Victims of the Maraş massacre commemorated
In Maraş the victims of the anti-Alevi massacre of 41 years ago have been commemorated. According to official figures, 111 people died in the attacks, according to unofficial figures up to 1,000 people.
In Maraş the victims of the anti-Alevi massacre of 41 years ago have been commemorated. According to official figures, 111 people died in the attacks, according to unofficial figures up to 1,000 people.
In December 1978 a massacre of Turkish right-wing paramilitaries against Alevis took place in the city Maraş (Kurdish: Gurgum): the massacre of Maraş. For days a fascist mob raged with slogans like "Whoever kills an Alevi goes to paradise". Houses and shops of Alevis and leftists, which had previously been marked with a cross, were stormed, shops destroyed and women raped. The state did not intervene for days and instead watched. According to official figures, 111 people died in the attacks, according to unofficial figures up to 1,000 people. A memorial site in the city, now almost exclusively inhabited by Sunni Turks, is still missing today.
41 years have passed since the pogrom. Today the victims were commemorated in the city. Hundreds of people gathered in the district of Yörükselim and marched with a banner with photos of the victims to the Erenler Cemevi (Alevi place of worship). Representatives of various Alevi organisations from Turkey and Europe as well as members of the HDP and the CHP took part in the commemoration ceremony.
In the name of the organizers Müslüm Ibili, chairman of the Erenler cultural association, explained in a speech that the pogrom of Maraş did not only affect the Alevi community but that it concerned "all people with a conscience".

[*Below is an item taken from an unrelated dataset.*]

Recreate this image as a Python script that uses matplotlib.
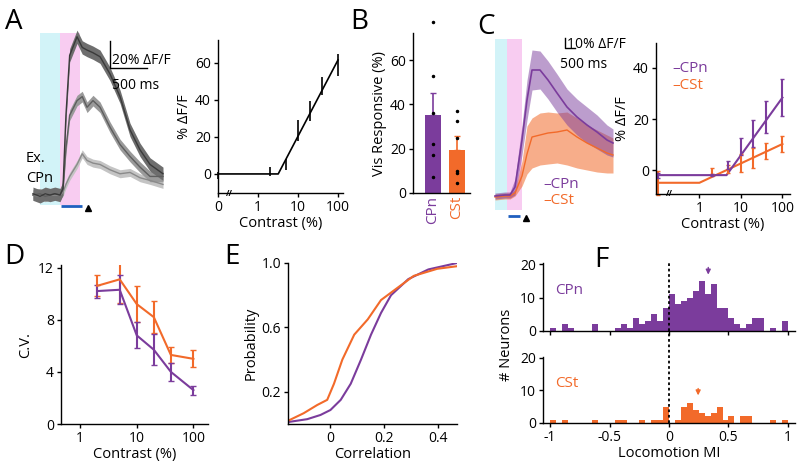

HDP member of parliament Kemal Peköz called on the government to face the pogrom: "We keep bringing up this and other massacres in and outside parliament. We are told not to open this wound again but this wound has never stopped bleeding. It has bled since Koçgiri, since Ağrı and Zilan, it still bleeds in Sivas, Gazi and Roboski. And with the current policies, new wounds are being opened. We don't want to open old wounds, we want that the government faces them and that no new wounds are opened."
After the speeches candles were lit and carnations were laid down. The commemoration event ended with a Semah, the Alevi prayer dance.